**WORK REQUIRED**:
Give all the lines below again, exactly, with no pictures.
## START INFORMATION SHOWN
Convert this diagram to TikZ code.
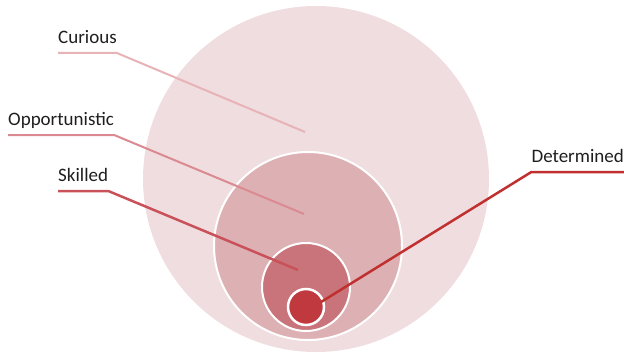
\documentclass[tikz,border=0pt]{standalone}
\usepackage{fontspec}
\setmainfont{Carlito}
\usepackage{xcolor}
\usetikzlibrary{positioning}
\definecolor{ringA}{HTML}{F0DDE0}
\definecolor{ringB}{HTML}{DDB1B4}
\definecolor{ringC}{HTML}{C8747A}
\definecolor{ringD}{HTML}{C0393E}
\definecolor{leadA}{HTML}{E8B3B7}
\definecolor{leadB}{HTML}{DA8A90}
\definecolor{leadC}{HTML}{C9525A}
\definecolor{leadD}{HTML}{C0302F}
\definecolor{labeltext}{HTML}{1E1E1E}
\tikzset{
    ringnode/.style={draw=white, line width=2pt, circle, inner sep=0pt},
    ringlabel/.style={font=\fontsize{19}{21}\selectfont, text=labeltext, inner xsep=0pt, inner ysep=4pt, text depth=5pt},
    ringlead/.style={draw, line width=2pt, line join=round}
}

\begin{document}
\begin{tikzpicture}[x=1pt, y=-1pt]
    \useasboundingbox (0,0) rectangle (624,353);

    \node[ringnode, draw=none, fill=ringA, minimum size=346pt] (curious) at (316,179) {};
    \node[ringnode, fill=ringB, minimum size=188pt] (opportunistic) at (308,246) {};
    \node[ringnode, fill=ringC, minimum size=88pt] (skilled) at (306,287) {};
    \node[ringnode, fill=ringD, minimum size=36pt, line width=2.5pt] (determined) at (306,307) {};

    \coordinate (curiousend) at (305,132);
    \coordinate (opportunisticend) at (304,214);
    \coordinate (skilledend) at (298,270);
    \coordinate (determinedend) at (321,302);

    \node[ringlabel, anchor=south west] (curiouslbl) at (58,53) {Curious};
    \node[ringlabel, anchor=south west] (opportunisticlbl) at (8,135) {Opportunistic};
    \node[ringlabel, anchor=south west] (skilledlbl) at (58,191) {Skilled};
    \node[ringlabel, anchor=south east] (determinedlbl) at (624,172) {Determined};

    \draw[ringlead, leadA] (curiouslbl.south west) -- (curiouslbl.south east) -- (curiousend);
    \draw[ringlead, leadB] (opportunisticlbl.south west) -- (opportunisticlbl.south east) -- (opportunisticend);
    \draw[ringlead, leadC, line width=2.5pt] (skilledlbl.south west) -- (skilledlbl.south east) -- (skilledend);
    \draw[ringlead, leadD, line width=2.5pt] (determinedlbl.south east) -- (determinedlbl.south west) -- (determinedend);
\end{tikzpicture}
\end{document}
## END INFORMATION SHOWN
**OUTPUT FOR THIS EXERCISE**:
Convert this diagram to TikZ code.
\documentclass[tikz,border=0pt]{standalone}
\usepackage{fontspec}
\setmainfont{Carlito}
\usepackage{xcolor}
\usetikzlibrary{positioning}
\definecolor{ringA}{HTML}{F0DDE0}
\definecolor{ringB}{HTML}{DDB1B4}
\definecolor{ringC}{HTML}{C8747A}
\definecolor{ringD}{HTML}{C0393E}
\definecolor{leadA}{HTML}{E8B3B7}
\definecolor{leadB}{HTML}{DA8A90}
\definecolor{leadC}{HTML}{C9525A}
\definecolor{leadD}{HTML}{C0302F}
\definecolor{labeltext}{HTML}{1E1E1E}
\tikzset{
    ringnode/.style={draw=white, line width=2pt, circle, inner sep=0pt},
    ringlabel/.style={font=\fontsize{19}{21}\selectfont, text=labeltext, inner xsep=0pt, inner ysep=4pt, text depth=5pt},
    ringlead/.style={draw, line width=2pt, line join=round}
}

\begin{document}
\begin{tikzpicture}[x=1pt, y=-1pt]
    \useasboundingbox (0,0) rectangle (624,353);

    \node[ringnode, draw=none, fill=ringA, minimum size=346pt] (curious) at (316,179) {};
    \node[ringnode, fill=ringB, minimum size=188pt] (opportunistic) at (308,246) {};
    \node[ringnode, fill=ringC, minimum size=88pt] (skilled) at (306,287) {};
    \node[ringnode, fill=ringD, minimum size=36pt, line width=2.5pt] (determined) at (306,307) {};

    \coordinate (curiousend) at (305,132);
    \coordinate (opportunisticend) at (304,214);
    \coordinate (skilledend) at (298,270);
    \coordinate (determinedend) at (321,302);

    \node[ringlabel, anchor=south west] (curiouslbl) at (58,53) {Curious};
    \node[ringlabel, anchor=south west] (opportunisticlbl) at (8,135) {Opportunistic};
    \node[ringlabel, anchor=south west] (skilledlbl) at (58,191) {Skilled};
    \node[ringlabel, anchor=south east] (determinedlbl) at (624,172) {Determined};

    \draw[ringlead, leadA] (curiouslbl.south west) -- (curiouslbl.south east) -- (curiousend);
    \draw[ringlead, leadB] (opportunisticlbl.south west) -- (opportunisticlbl.south east) -- (opportunisticend);
    \draw[ringlead, leadC, line width=2.5pt] (skilledlbl.south west) -- (skilledlbl.south east) -- (skilledend);
    \draw[ringlead, leadD, line width=2.5pt] (determinedlbl.south east) -- (determinedlbl.south west) -- (determinedend);
\end{tikzpicture}
\end{document}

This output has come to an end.